When the hydrostatic pressure increased from 0.1 MPa to 4.5 MPa, the corrosion rates of the two steels increased from 0.351 and 0.328 mm/a to 0.486 and 0.426 mm/a, respectively. Hydrostatic pressure had influence on the structure of rust layer of low alloy steel, and formed γ-FeOOH and Fe₃O₄ under deep sea had higher electrochemical activity or conductivity, which promoted the corrosion of steel. Some studies also showed that (Sun et al. 2013a,b), hydrostatic pressure had little effect on the cathodic polarization process of steel, but it accelerated the anodic dissolution rate by improving the activity of chloride ions and promoting the adsorption of chloride ions on the surface. However, the simulation test was limited to the study of short-term corrosion behavior. From the results of long-term real sea tests, the effect of high hydrostatic pressure was obviously weaker than that of dissolved oxygen and other environmental factors. With the increase of depth (hydrostatic pressure), the corrosion rate decreased significantly. On the one hand, this was related to the protective effect of the rust layer. On the other hand, hydrostatic pressure had a limited role in promoting the corrosion rate, which was mainly to promote pitting nucleation rather than accelerating its growth. Yang et al.’s research on the corrosion behavior of Ni–Cr–Mo–V low alloy steel under different hydrostatic pressures in sodium chloride solution showed that high hydrostatic pressure accelerated the metastable pitting initiation rate and reduced the pitting growth probability (Yang et al. 2010). As a result, the corrosion surface morphology tended to be uniform, which was consistent with the deep-sea corrosion morphology.

6 Conclusions

1. In deep sea environment, the corrosion morphology of carbon steel and low alloy steel was more uniform than that in shallow seawater. The surface of coupon from deep sea was relatively flat, covered with a large number of small cavities caused by corrosion. High hydrostatic pressure can promote the corroded surface morphology to become uniform, but its effect on accelerating the corrosion rate was very limited.
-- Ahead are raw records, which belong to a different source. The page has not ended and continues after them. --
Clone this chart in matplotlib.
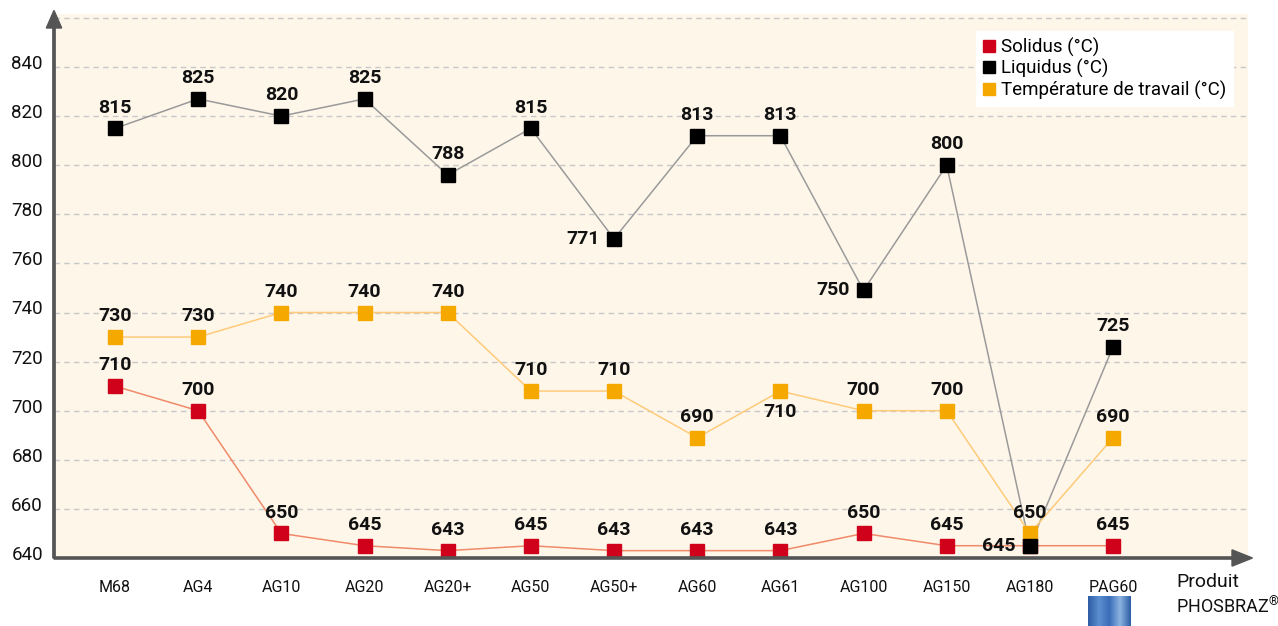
import matplotlib
matplotlib.use("Agg")
import matplotlib.pyplot as plt
from matplotlib.patches import FancyArrow
from matplotlib.colors import LinearSegmentedColormap
import matplotlib.transforms as mtransforms
import numpy as np

plt.rcParams['font.family'] = ['Roboto', 'DejaVu Sans']
plt.rcParams['mathtext.fontset'] = 'custom'
plt.rcParams['mathtext.rm'] = 'Roboto'
plt.rcParams['mathtext.it'] = 'Roboto'

categories = ["M68", "AG4", "AG10", "AG20", "AG20+", "AG50", "AG50+", "AG60",
              "AG61", "AG100", "AG150", "AG180", "PAG60"]
solidus = [710, 700, 650, 645, 643, 645, 643, 643, 643, 650, 645, 645, 645]
liquidus = [815, 827, 820, 827, 796, 815, 770, 812, 812, 749, 800, 645, 726]
travail = [730, 730, 740, 740, 740, 708, 708, 689, 708, 700, 700, 650, 689]
solidus_labels = ["710", "700", "650", "645", "643", "645", "643", "643", "643", "650", "645", "645", "645"]
liquidus_labels = ["815", "825", "820", "825", "788", "815", "771", "813", "813", "750", "800", "", "725"]
travail_labels = ["730", "730", "740", "740", "740", "710", "710", "690", "710", "700", "700", "650", "690"]
yticks = [640, 660, 680, 700, 720, 740, 760, 780, 800, 820, 840]

W, H = 1278, 626
fig = plt.figure(figsize=(W / 100, H / 100), dpi=100)
fig.patch.set_facecolor("white")

left_px, right_px, top_px, bottom_px = 54, 1248, 14, 558
ax = fig.add_axes([left_px / W, 1 - bottom_px / H, (right_px - left_px) / W, (bottom_px - top_px) / H])
ax.set_facecolor("#FEF6E9")

x = np.arange(len(categories))
step = 83.17
ax.set_xlim((left_px - 115) / step, (right_px - 115) / step)
ax.set_ylim(640, 640 + (bottom_px - top_px) / 2.455)

ax.set_yticks(yticks)
ax.set_yticklabels([str(v) for v in yticks], fontsize=13.5, color="#111111")
ax.set_xticks(x)
ax.set_xticklabels(categories, fontsize=11.5, color="#111111")
ax.tick_params(axis="both", length=0)
ax.tick_params(axis="x", pad=16)
ax.tick_params(axis="y", pad=8)
shift = mtransforms.ScaledTranslation(0, 5 / 100, fig.dpi_scale_trans)
for lbl in ax.get_yticklabels():
    lbl.set_transform(lbl.get_transform() + shift)

for v in yticks[1:] + [860]:
    ax.axhline(v, color="#C8C8C8", lw=1, ls=(0, (4, 3)), zorder=1)

for s in ["top", "right", "left", "bottom"]:
    ax.spines[s].set_visible(False)

red = "#D0021B"
black = "#000000"
orange = "#F5A800"

ax.plot(x, liquidus, color="#9A9A9A", lw=1.1, zorder=2)
ax.plot(x, travail, color="#FFCB7A", lw=1.1, zorder=2)
ax.plot(x, solidus, color="#F08A6A", lw=1.1, zorder=2)
ms = 9.5
ax.plot(x, liquidus, ls="none", marker="s", ms=ms, color=black, zorder=4)
ax.plot(x, solidus, ls="none", marker="s", ms=ms, color=red, zorder=3)
ax.plot(x, travail, ls="none", marker="s", ms=ms, color=orange, zorder=3)

lab_kw = dict(fontsize=14, fontweight="bold", color="#111111", ha="center", va="center", zorder=6)


def put(i, val, text, pos):
    if not text:
        return
    if pos == "above":
        ax.annotate(text, (x[i], val), xytext=(0, 15), textcoords="offset points", **lab_kw)
    elif pos == "below":
        ax.annotate(text, (x[i], val), xytext=(0, -15), textcoords="offset points", **lab_kw)
    elif pos == "left":
        kw = dict(lab_kw); kw["ha"] = "right"
        ax.annotate(text, (x[i], val), xytext=(-10, 0), textcoords="offset points", **kw)


for i in range(len(x)):
    put(i, liquidus[i], liquidus_labels[i], "left" if i in (6, 9) else "above")
    put(i, travail[i], travail_labels[i], "below" if i == 8 else "above")
    put(i, solidus[i], solidus_labels[i], "left" if i == 11 else "above")

# axis arrows
fig.patches.append(FancyArrow(left_px / W, 1 - bottom_px / H, 0, (bottom_px - 28) / H,
                              width=0.0018, head_width=0.012, head_length=0.028,
                              length_includes_head=False, transform=fig.transFigure,
                              color="#555555", figure=fig))
fig.patches.append(FancyArrow(left_px / W, 1 - bottom_px / H, (1232 - left_px) / W, 0,
                              width=0.0035, head_width=0.026, head_length=0.016,
                              length_includes_head=False, transform=fig.transFigure,
                              color="#555555", figure=fig))

# legend
leg = ax.legend(
    [plt.Line2D([], [], ls="none", marker="s", color=c, ms=8) for c in (red, black, orange)],
    ["Solidus (°C)", "Liquidus (°C)", "Température de travail (°C)"],
    loc="upper left", bbox_to_anchor=((976 - left_px) / (right_px - left_px), 1 - (31 - top_px) / (bottom_px - top_px)),
    frameon=True, fancybox=False, framealpha=1, edgecolor="white", facecolor="white",
    fontsize=13.5, handlelength=0.7, handletextpad=0.3, labelspacing=0.12, borderpad=0.35,
    borderaxespad=0)
leg.set_zorder(10)

fig.text(1176 / W, 1 - 582 / H, "Produit", fontsize=14, color="#111111", va="center", ha="left")
fig.text(1176 / W, 1 - 607 / H, "PHOSBRAZ$^{®}$", fontsize=13, color="#111111", va="center", ha="left")

# small logo
logo_ax = fig.add_axes([1088 / W, 0, 43 / W, 30 / H])
logo_cmap = LinearSegmentedColormap.from_list("logo", ["#2E5DA6", "#5B8FD0", "#3A6CB8", "#8CB4E2", "#2F5FA8"])
logo_ax.imshow(np.tile(np.linspace(0, 1, 43), (30, 1)), cmap=logo_cmap, aspect="auto")
logo_ax.set_axis_off()

fig.savefig("out.png", dpi=100)
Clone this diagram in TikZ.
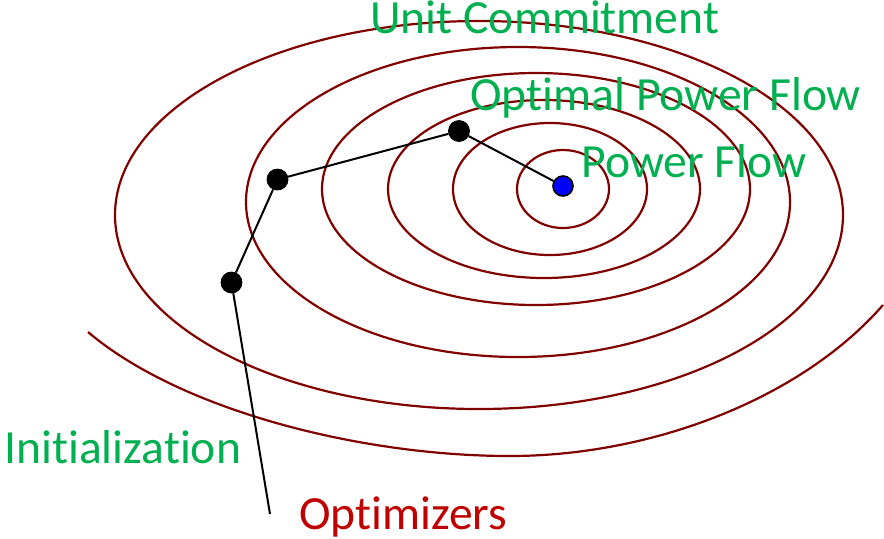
\documentclass[tikz,border=0pt]{standalone}
\usepackage{fontspec}
\setmainfont{Carlito}[Ligatures=NoCommon]
\usepackage{xcolor}
\usepackage{tikz}
\usetikzlibrary{positioning}
\definecolor{ringred}{HTML}{800000}
\definecolor{labelgreen}{HTML}{00B050}
\definecolor{optred}{HTML}{C00000}
\definecolor{bestblue}{HTML}{0000FF}
\tikzset{
  ring/.style    ={draw=ringred,line width=1.1pt},
  iterdot/.style ={circle,fill=black,draw=black,inner sep=0pt,minimum size=10.5pt},
  bestdot/.style ={circle,fill=bestblue,draw=black,line width=0.8pt,inner sep=0pt,minimum size=10pt},
  pathline/.style={draw=black,line width=1pt},
  lbl/.style     ={anchor=base west,inner sep=0pt,text=labelgreen,
                   font=\fontsize{23.8}{28}\selectfont},
  optlbl/.style  ={lbl,text=optred}
}
\begin{document}
\begin{tikzpicture}[x=0.5pt,y=-0.5pt]
  \useasboundingbox (0,0) rectangle (884,538);
  % level curves
  \foreach \cx/\cy/\rx/\ry in {563/189/46/39, 550/189/97/66, 544/189/156/89,
                               536/189/214/116, 518/202/272/155, 479/215/364/194}
    \draw[ring] (\cx,\cy) ellipse [x radius=\rx, y radius=\ry];
  \draw[ring] (88,332) .. controls (180,410) and (360,456) .. (510,456)
                       .. controls (650,456) and (800,400) .. (883,305);
  % optimizer path
  \coordinate (start) at (270,514);
  \node[iterdot] (p1) at (231.5,282.5) {};
  \node[iterdot] (p2) at (277.5,179.5) {};
  \node[iterdot] (p3) at (459,131) {};
  \node[bestdot] (opt) at (563,186) {};
  \draw[pathline] (start) -- (p1) -- (p2) -- (p3) -- (opt);
  % labels
  \node[lbl] (uc)   at (370,33)  {Unit Commitment};
  \node[lbl] (opf)  at (470,110) {Optimal Power Flow};
  \node[lbl] (pf)   at (581,177) {Power Flow};
  \node[lbl] (init) at (4,463)   {Initialization};
  \node[optlbl] (optim) at (299,529) {Optimizers};
\end{tikzpicture}
\end{document}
2. In the deep sea environment of the South China Sea, the Western Pacific Ocean, and the Indian Ocean, the corrosion rates of low alloy steels exposed for one year at different depths were all higher than that of Q235. The alloy element doping may not improve their corrosion resistance due to the particularity of the deep sea environment.

3. With the increase of seawater depth, the evolution law of the corrosion rates for carbon steel and low alloy steel in different sea areas was similar, with an obvious decline of corrosion rate in the beginning. The gray correlation results indicated that the evolution law of the corrosion rates with depth was mainly controlled by temperature and dissolved oxygen.